begin

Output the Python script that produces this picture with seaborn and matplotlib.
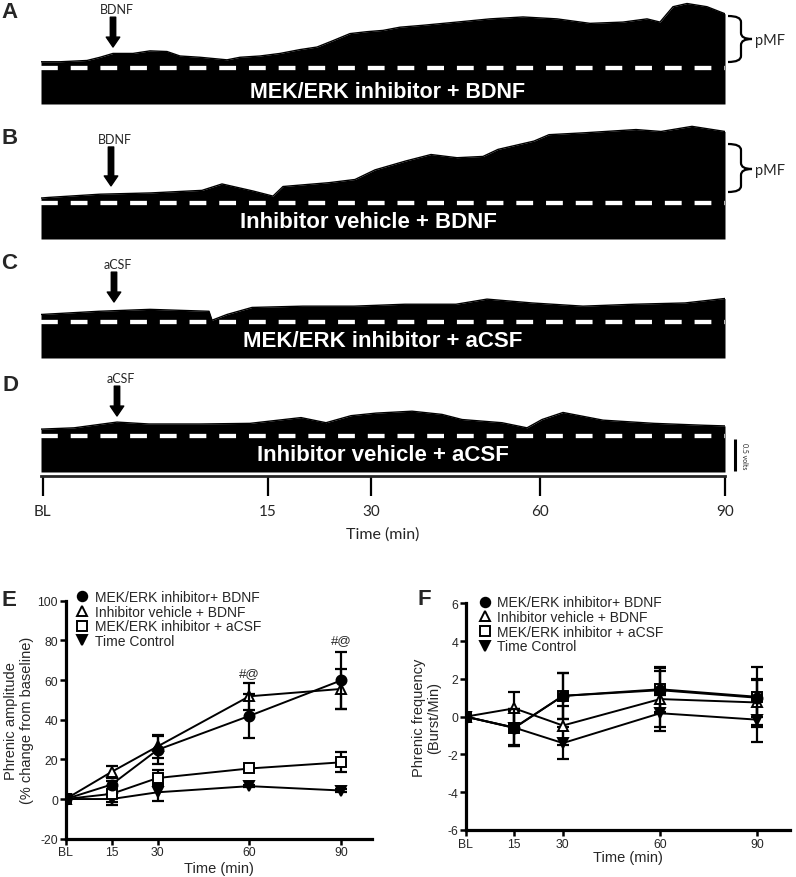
import numpy as np
import pandas as pd
import matplotlib
matplotlib.use("Agg")
import matplotlib.pyplot as plt
import seaborn as sns
from matplotlib.path import Path
from matplotlib.patches import PathPatch
from matplotlib.lines import Line2D
from matplotlib import font_manager as fm

# ---------------------------------------------------------------- data
# compressed phrenic neurogram envelopes (volts, from block floor), x = trace position
TRACE_A_X = [0, 19, 46, 59, 72, 92, 109, 126, 139, 159, 186, 199, 219, 239, 259, 276, 292, 309, 326,
             342, 359, 382, 416, 449, 482, 516, 549, 582, 606, 619, 626, 632, 646, 666, 684]
TRACE_A_V = [0.66, 0.66, 0.68, 0.73, 0.79, 0.79, 0.83, 0.82, 0.75, 0.73, 0.69, 0.73, 0.75, 0.79, 0.85,
             0.89, 0.99, 1.10, 1.13, 1.15, 1.20, 1.23, 1.28, 1.33, 1.36, 1.33, 1.26, 1.28, 1.33, 1.28,
             1.41, 1.52, 1.57, 1.52, 1.41]
TRACE_B_X = [0, 8, 59, 110, 161, 181, 212, 232, 242, 288, 314, 334, 365, 390, 416, 442, 457, 493,
             508, 544, 595, 620, 651, 684]
TRACE_B_V = [0.64, 0.65, 0.70, 0.72, 0.76, 0.86, 0.75, 0.67, 0.82, 0.88, 0.93, 1.08, 1.22, 1.32, 1.27,
             1.29, 1.40, 1.53, 1.63, 1.66, 1.71, 1.68, 1.76, 1.68]
TRACE_C_X = [0, 58, 109, 168, 171, 186, 211, 262, 313, 364, 415, 446, 491, 542, 593, 644, 684]
TRACE_C_V = [0.68, 0.73, 0.76, 0.73, 0.59, 0.68, 0.79, 0.81, 0.81, 0.84, 0.84, 0.92, 0.86, 0.81, 0.84,
             0.86, 0.93]
TRACE_D_X = [0, 33, 76, 108, 159, 209, 260, 285, 310, 335, 371, 401, 421, 461, 486, 501, 522, 562,
             613, 663, 684]
TRACE_D_V = [0.67, 0.69, 0.78, 0.75, 0.75, 0.76, 0.85, 0.77, 0.88, 0.92, 0.95, 0.90, 0.82, 0.77, 0.69,
             0.82, 0.93, 0.81, 0.76, 0.73, 0.72]
BASELINE_V = 0.57
TRACE_TITLES = ["MEK/ERK inhibitor + BDNF", "Inhibitor vehicle + BDNF",
                "MEK/ERK inhibitor + aCSF", "Inhibitor vehicle + aCSF"]
TRACE_LETTERS = ["A", "B", "C", "D"]
TREATMENTS = ["BDNF", "BDNF", "aCSF", "aCSF"]
INJECTION_POS = [72, 70, 73, 76]
ARROW_TIP_V = [0.89, 0.83, 0.875, 0.875]
TRACE_TICK_POS = [1.5, 227, 330, 499, 684]
TRACE_TICK_LABELS = ["BL", "15", "30", "60", "90"]

TIME = [0, 15, 30, 60, 90]
TIME_LABELS = ["BL", "15", "30", "60", "90"]
SERIES = ["MEK/ERK inhibitor+ BDNF", "Inhibitor vehicle + BDNF",
          "MEK/ERK inhibitor + aCSF", "Time Control"]
AMP_MEAN = [[0, 7.3, 24.8, 41.9, 59.8],
            [0, 13.7, 26.5, 51.8, 55.5],
            [0, 2.6, 10.6, 15.4, 18.5],
            [0, 0.0, 3.4, 6.5, 4.3]]
AMP_SEM = [[0, 2.0, 7.0, 11.0, 14.5],
           [0, 3.0, 6.0, 6.8, 10.0],
           [0, 4.0, 4.0, 1.0, 5.0],
           [0, 3.0, 4.2, 0.6, 0.6]]
AMP_ANNOT = [(60, 63.5, "#@"), (90, 80.2, "#@")]
FREQ_MEAN = [[0, -0.58, 1.10, 1.40, 1.00],
             [0, 0.44, -0.47, 0.93, 0.75],
             [0, -0.60, 1.10, 1.45, 1.05],
             [0, -0.58, -1.40, 0.18, -0.16]]
FREQ_SEM = [[0, 1.0, 1.2, 1.2, 1.0],
            [0, 0.84, 1.05, 1.5, 1.2],
            [0, 0.9, 1.2, 1.2, 1.6],
            [0, 1.0, 0.85, 0.95, 1.2]]

# ---------------------------------------------------------------- style
sns.set_theme(style="ticks")


def has_font(name):
    try:
        fm.findfont(fm.FontProperties(family=name), fallback_to_default=False)
        return True
    except Exception:
        return False


ARIAL = "Liberation Sans" if has_font("Liberation Sans") else "DejaVu Sans"
CAL = "Lato" if has_font("Lato") else ARIAL
plt.rcParams["font.family"] = [ARIAL, "DejaVu Sans"]
plt.rcParams["axes.unicode_minus"] = False

W, H = 796, 878
fig = plt.figure(figsize=(W / 100, H / 100), dpi=100)
fig.patch.set_facecolor("white")


def px_axes(left, top, width, height):
    return fig.add_axes([left / W, 1 - (top + height) / H, width / W, height / H])


def fpx(x, y):
    return (x / W, 1 - y / H)


V_PER_PX = 1 / 64.0
TRACE_LEFT, TRACE_W = 41, 684
trace_boxes = [(0, 105), (110, 130), (280, 79), (395, 78)]  # top px, height px
traces = [(TRACE_A_X, TRACE_A_V), (TRACE_B_X, TRACE_B_V), (TRACE_C_X, TRACE_C_V), (TRACE_D_X, TRACE_D_V)]
title_pos = [(0.507, 0.19, 15.5), (0.478, 0.28, 16), (0.5, 0.28, 16), (0.5, 0.28, 16)]
trace_axes = []
for i, ((tx, tv), (top, hgt)) in enumerate(zip(traces, trace_boxes)):
    ax = px_axes(TRACE_LEFT, top, TRACE_W, hgt)
    ax.set_facecolor("none")
    ax.fill_between(tx, 0, tv, color="black", lw=0)
    sns.lineplot(x=tx, y=tv, ax=ax, color="black", lw=1.0, errorbar=None)
    ax.axhline(BASELINE_V, color="white", lw=3.1, dashes=(3.9, 3.0))
    ax.set_xlim(0, TRACE_W)
    ax.set_ylim(0, hgt * V_PER_PX)
    ax.axis("off")
    xf, yv, fs = title_pos[i]
    ax.text(xf, yv, TRACE_TITLES[i], transform=ax.get_yaxis_transform(),
            ha="center", va="center", color="white", fontsize=fs, fontweight="bold",
            family=[ARIAL, "DejaVu Sans"])
    arrow_len = 28 if i == 1 else 21.5
    ax.annotate("", xy=(INJECTION_POS[i], ARROW_TIP_V[i]), xytext=(0, arrow_len),
                textcoords="offset points", annotation_clip=False,
                arrowprops=dict(arrowstyle="simple,head_length=0.55,head_width=0.75,tail_width=0.3",
                                mutation_scale=13, color="black", shrinkA=0, shrinkB=0))
    ax.annotate(TREATMENTS[i], xy=(INJECTION_POS[i], ARROW_TIP_V[i]), xytext=(3, arrow_len + 1.5),
                textcoords="offset points", ha="center", va="bottom", fontsize=9,
                family=[CAL, "DejaVu Sans"], annotation_clip=False)
    trace_axes.append(ax)

# panel letters
for letter, (x, y) in zip(TRACE_LETTERS + ["E", "F"],
                          [(10, 12), (10, 139), (9, 264), (10, 386), (9, 601), (424, 600)]):
    fig.text(*fpx(x, y), letter, ha="center", va="center", fontsize=16, fontweight="bold",
             family=[ARIAL, "DejaVu Sans"])


# pMF braces
def brace(x0, xv, xt, ytop, ybot, ymid):
    r = 6
    verts = [fpx(x0, ytop), fpx(xv, ytop), fpx(xv, ytop + r),
             fpx(xv, ymid - r), fpx(xv, ymid), fpx(xt, ymid),
             fpx(xv, ymid), fpx(xv, ymid + r),
             fpx(xv, ybot - r), fpx(xv, ybot), fpx(x0, ybot)]
    codes = [Path.MOVETO, Path.CURVE3, Path.CURVE3,
             Path.LINETO, Path.CURVE3, Path.CURVE3,
             Path.CURVE3, Path.CURVE3,
             Path.LINETO, Path.CURVE3, Path.CURVE3]
    fig.add_artist(PathPatch(Path(verts, codes), transform=fig.transFigure, fill=False,
                             lw=1.6, color="black", capstyle="butt"))


for (ytop, ybot, ymid) in [(17, 63, 40), (145, 193, 170)]:
    brace(728, 741, 752, ytop, ybot, ymid)
    fig.text(*fpx(755, ymid + 1), "pMF", ha="left", va="center", fontsize=10.5,
             family=[CAL, "DejaVu Sans"])

# scale bar on D
axD = trace_axes[3]
axD.plot([694, 694], [0.02, 0.52], color="black", lw=2.2, clip_on=False, solid_capstyle="butt")
axD.text(704, 0.27, "0.5 volts", rotation=270, ha="center", va="center", fontsize=5,
         family=[CAL, "DejaVu Sans"], clip_on=False)

# time axis of the traces
axT = px_axes(TRACE_LEFT, 476, TRACE_W, 1)
axT.set_facecolor("none")
axT.set_xlim(0, TRACE_W)
axT.set_yticks([])
for s in ["left", "right", "top"]:
    axT.spines[s].set_visible(False)
axT.spines["bottom"].set_linewidth(2.0)
axT.set_xticks(TRACE_TICK_POS)
axT.set_xticklabels(TRACE_TICK_LABELS, family=[CAL, "DejaVu Sans"], fontsize=11)
axT.tick_params(axis="x", direction="out", length=14.5, width=1.6, pad=6, color="black")
axT.set_xlabel("Time (min)", fontsize=11.5, family=[CAL, "DejaVu Sans"], labelpad=6)

# ---------------------------------------------------------------- E and F
MARKERS = [dict(marker="o", mfc="black", ms=7.2),
           dict(marker="^", mfc="white", ms=7.8),
           dict(marker="s", mfc="white", ms=7.5),
           dict(marker="v", mfc="black", ms=7.2)]
ZORD = [6, 5, 4, 3]


def panel(ax, means, sems, ylim, yticks, order):
    for k in order:
        m, e, st = means[k], sems[k], MARKERS[k]
        ax.errorbar(TIME, m, yerr=e, fmt="none", ecolor="black", elinewidth=1.6,
                    capsize=4.5, capthick=1.6, zorder=ZORD[k] - 0.5)
        df = pd.DataFrame({"t": TIME, "v": m})
        sns.lineplot(data=df, x="t", y="v", ax=ax, color="black", lw=1.4, marker=st["marker"],
                     markersize=st["ms"], markerfacecolor=st["mfc"], markeredgecolor="black",
                     markeredgewidth=1.4, errorbar=None, zorder=ZORD[k])
    ax.set_xlim(0, 100)
    ax.set_ylim(*ylim)
    ax.set_yticks(yticks)
    ax.set_xticks(TIME)
    ax.set_xticklabels(TIME_LABELS)
    sns.despine(ax=ax)
    for s in ["left", "bottom"]:
        ax.spines[s].set_linewidth(2.3)
        ax.spines[s].set_color("black")
    ax.tick_params(axis="both", direction="out", length=4, width=1.8, labelsize=8.8,
                   pad=1.5, color="black")
    ax.set_facecolor("none")
    for lab in ax.get_xticklabels() + ax.get_yticklabels():
        lab.set_family([ARIAL, "DejaVu Sans"])
    handles = [Line2D([], [], ls="none", color="black", marker=MARKERS[k]["marker"],
                      ms=MARKERS[k]["ms"] * 0.95, mfc=MARKERS[k]["mfc"], mec="black", mew=1.4)
               for k in range(4)]
    return handles


axE = px_axes(65.7, 601.7, 306, 238)
hE = panel(axE, AMP_MEAN, AMP_SEM, (-20, 100), [-20, 0, 20, 40, 60, 80, 100], [3, 2, 1, 0])
for (x, y, t) in AMP_ANNOT:
    axE.text(x, y, t, ha="center", va="center", fontsize=9.5)
axE.set_xlabel("Time (min)", fontsize=10.5)
axE.set_ylabel("Phrenic amplitude\n(% change from baseline)", fontsize=10.5, linespacing=1.1)
axE.xaxis.set_label_coords(0.5, -0.095)
axE.yaxis.set_label_coords(-0.105, 0.5)
axE.legend(hE, SERIES, loc="upper left", bbox_to_anchor=(0.034, 1.045), frameon=False,
           fontsize=10, handlelength=0.9, handletextpad=0.45, labelspacing=0.05,
           borderpad=0, borderaxespad=0)

axF = px_axes(465.7, 604.3, 324, 226.7)
hF = panel(axF, FREQ_MEAN, FREQ_SEM, (-6, 6), [-6, -4, -2, 0, 2, 4, 6], [3, 1, 2, 0])
axF.set_xlabel("Time (min)", fontsize=10.5)
axF.set_ylabel("Phrenic frequency\n(Burst/Min)", fontsize=10.5, linespacing=1.1)
axF.xaxis.set_label_coords(0.5, -0.09)
axF.yaxis.set_label_coords(-0.075, 0.5)
axF.legend(hF, SERIES, loc="upper left", bbox_to_anchor=(0.04, 1.035), frameon=False,
           fontsize=10, handlelength=0.9, handletextpad=0.45, labelspacing=0.05,
           borderpad=0, borderaxespad=0)

fig.savefig("out.png", dpi=100, facecolor="white")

end

• _INSTRUCTIONS FOR THE TASK_:
Please reproduce the listing exactly from its opening line through the line that contains "from matplotlib import font_manager as fm", both included, with all pictures omitted.

• _CORRECT RESPONSE_:
Output the Python script that produces this picture with seaborn and matplotlib.
import numpy as np
import pandas as pd
import matplotlib
matplotlib.use("Agg")
import matplotlib.pyplot as plt
import seaborn as sns
from matplotlib.path import Path
from matplotlib.patches import PathPatch
from matplotlib.lines import Line2D
from matplotlib import font_manager as fm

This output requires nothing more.